Our station has a rich history — let us tell you about it.
First off, we have a claim to fame. Throughout the first two decades of the 20th century, technicians across the United States, including professors and students at Union College, experimented with rudimentary radio broadcasts. It wasn’t until 1920 that the first commercial radio station emerged, and it happened to be ours.
The station now known as WRUC (formerly known as 2ADD) signed on for the first time at 8:00pm on October 14, 1920. Two young men hooked together five U-tubes and broadcasted 27 minutes of music. The first song played was “Tell Me Little Gypsy” by John Steel. Glen C. Mercer (class of 1916) had built the station, and William G. Craig (class of 1923) served as the station’s first announcer. The students borrowed records from H.S. Barney Company in downtown Schenectady for the first few years of broadcasting, having none of their own to play.
The original station and transmitter were located in a shack behind the Electrical Engineering building with a wire antenna strung between two nearby trees. The station was wired through a shed to an engineering classroom, to Union’s Psi Upsilon fraternity, to the present admissions office to the Campus Center.
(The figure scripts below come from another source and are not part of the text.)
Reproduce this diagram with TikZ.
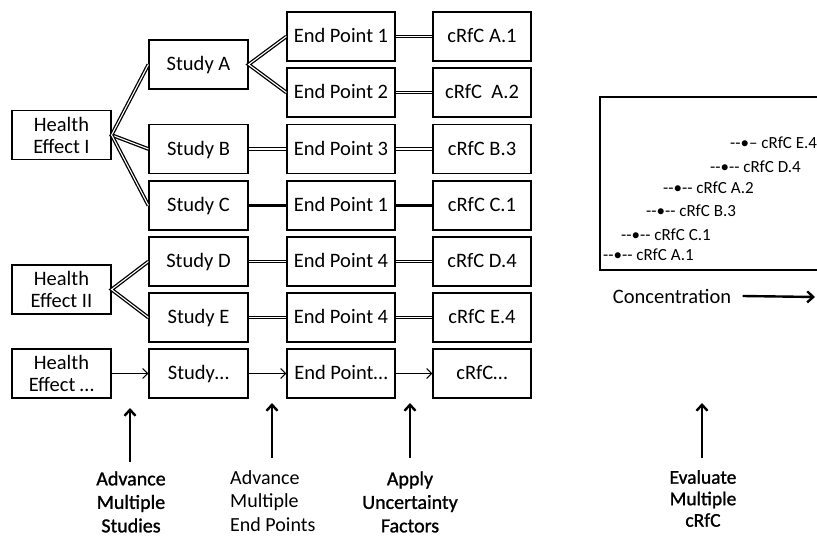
\documentclass[tikz,border=0pt]{standalone}
\usepackage{fontspec}
\setmainfont{Carlito}
\newfontfamily\semibold[FakeBold=1.2]{Carlito}
\usepackage{tikz}
\usetikzlibrary{arrows.meta}
\tikzset{
  boxnode/.style={draw, line width=1.2pt, minimum height=49pt, inner sep=0pt, align=center, font=\fontsize{20.5}{22}\selectfont},
  oneline/.style={text height=17pt, text depth=4pt},
  studybox/.style={boxnode, minimum width=99pt},
  pointbox/.style={boxnode, oneline, minimum width=108pt},
  rfcbox/.style={boxnode, oneline, minimum width=98pt},
  dbl/.style={line width=1.3pt, double, double distance=1.1pt},
  thickline/.style={line width=2.8pt},
  thinarrow/.style={line width=1pt, -{Straight Barb[length=5pt,width=10pt]}},
  uparrow/.style={line width=2.4pt, -{Straight Barb[length=6pt,width=11pt]}},
  steplabel/.style={align=center, font=\fontsize{20}{23.5}\selectfont},
  marklabel/.style={anchor=west, inner sep=0pt, font=\fontsize{17}{18}\selectfont}
}

\begin{document}
\begin{tikzpicture}[x=1pt, y=-1pt]
    \useasboundingbox (0,0) rectangle (817,537);
    \clip (0,0) rectangle (817,537);
    % health effects
        \node[studybox] (heI) at (61.5,135) {Health\\Effect I};
        \node[studybox] (heII) at (61.5,289.5) {Health\\Effect II};
        \node[studybox] (heN) at (61.5,373.5) {Health\\Effect \dots};
    % studies
        \node[studybox, oneline] (stA) at (198.5,64.5) {Study A};
        \node[studybox, oneline] (stB) at (198.5,149) {Study B};
        \node[studybox, oneline] (stC) at (198.5,205.5) {Study C};
        \node[studybox, oneline] (stD) at (198.5,261.5) {Study D};
        \node[studybox, oneline] (stE) at (198.5,317.5) {Study E};
        \node[studybox, oneline] (stN) at (198.5,373.5) {Study\dots};
    % end points
        \node[pointbox] (epA1) at (341,36.5) {End Point 1};
        \node[pointbox] (epA2) at (341,92.5) {End Point 2};
        \node[pointbox] (epB3) at (341,149) {End Point 3};
        \node[pointbox] (epC1) at (341,205.5) {End Point 1};
        \node[pointbox] (epD4) at (341,261.5) {End Point 4};
        \node[pointbox] (epE4) at (341,317.5) {End Point 4};
        \node[pointbox] (epN) at (341,373.5) {End Point\dots};
    % cRfC
        \node[rfcbox] (rfA1) at (482,36.5) {cRfC A.1};
        \node[rfcbox] (rfA2) at (482,92.5) {cRfC \ A.2};
        \node[rfcbox] (rfB3) at (482,149) {cRfC B.3};
        \node[rfcbox] (rfC1) at (482,205.5) {cRfC C.1};
        \node[rfcbox] (rfD4) at (482,261.5) {cRfC D.4};
        \node[rfcbox] (rfE4) at (482,317.5) {cRfC E.4};
        \node[rfcbox] (rfN) at (482,373.5) {cRfC\dots};
    % branches
        \draw[dbl] (stA.west) -- (heI.east) -- (stB.west);
        \draw[dbl] (heI.east) -- (stC.west);
        \draw[dbl] (epA1.west) -- (stA.east) -- (epA2.west);
        \draw[dbl] (stD.west) -- (heII.east) -- (stE.west);
    % links
        \draw[dbl] (stB) -- (epB3);
        \draw[dbl] (stD) -- (epD4);
        \draw[dbl] (stE) -- (epE4);
        \draw[dbl] (epA1) -- (rfA1);
        \draw[dbl] (epA2) -- (rfA2);
        \draw[dbl] (epB3) -- (rfB3);
        \draw[dbl] (epD4) -- (rfD4);
        \draw[dbl] (epE4) -- (rfE4);
        \draw[thickline] (stC) -- (epC1);
        \draw[thickline] (epC1) -- (rfC1);
        \draw[thinarrow] (heN) -- (stN);
        \draw[thinarrow] (stN) -- (epN);
        \draw[thinarrow] (epN) -- (rfN);
    % steps below
        \coordinate (baseS) at (130,462);
        \coordinate (tipS) at (130,408);
        \coordinate (baseP) at (272,458);
        \coordinate (tipP) at (272,403);
        \coordinate (baseU) at (410,458);
        \coordinate (tipU) at (410,403);
        \coordinate (baseE) at (702,458);
        \coordinate (tipE) at (702,403);
        \draw[uparrow] (baseS) -- (tipS);
        \draw[uparrow] (baseP) -- (tipP);
        \draw[uparrow] (baseU) -- (tipU);
        \draw[uparrow] (baseE) -- (tipE);
        \node[steplabel, font=\fontsize{20}{23.5}\semibold] (lblS) at (131,502) {Advance\\Multiple\\Studies};
        \node[steplabel, align=left, anchor=west, inner sep=0pt] (lblP) at (230,501) {Advance\\Multiple\\End Points};
        \node[steplabel, font=\fontsize{20}{23.5}\semibold] (lblU) at (410,502) {Apply\\Uncertainty\\Factors};
        \node[steplabel, font=\fontsize{19.5}{21.5}\semibold] (lblE) at (703,498.5) {Evaluate\\Multiple\\cRfC};
    % concentration plot
        \draw[line width=2pt] (600,97) rectangle (830,270);
        \node[marklabel] (mkA1) at (603,255) {-{}-\textbullet-{}- cRfC A.1};
        \node[marklabel] (mkC1) at (621,235) {-{}-\textbullet-{}- cRfC C.1};
        \node[marklabel] (mkB3) at (646,211) {-{}-\textbullet-{}- cRfC B.3};
        \node[marklabel] (mkA2) at (663,188) {-{}-\textbullet-{}- cRfC A.2};
        \node[marklabel] (mkD4) at (710,167) {-{}-\textbullet-{}- cRfC D.4};
        \node[marklabel] (mkE4) at (730,143) {-{}-\textbullet-- cRfC E.4};
        \node[font=\fontsize{20.5}{22}\selectfont] (conc) at (672,296) {Concentration};
        \coordinate (concEnd) at (815,297);
        \draw[uparrow] ([xshift=8pt]conc.east) -- (concEnd);
\end{tikzpicture}
\end{document}
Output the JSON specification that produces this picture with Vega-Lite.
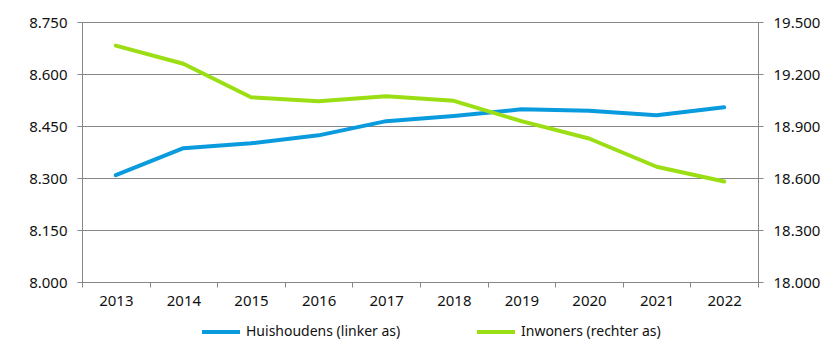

In 1940, the station was given new call letters: WRUC, for Wireless Radio of Union College. WRUC went FM in 1975, switching to operation at 10 watts. In 1983 the station moved to 100 watts and moved its frequency from 90.9 to 89.7.
Today, WRUC is a thriving student organization with around five dozen DJs, who are just as committed to preserving the station as the thousands (yes, thousands) that have come before them.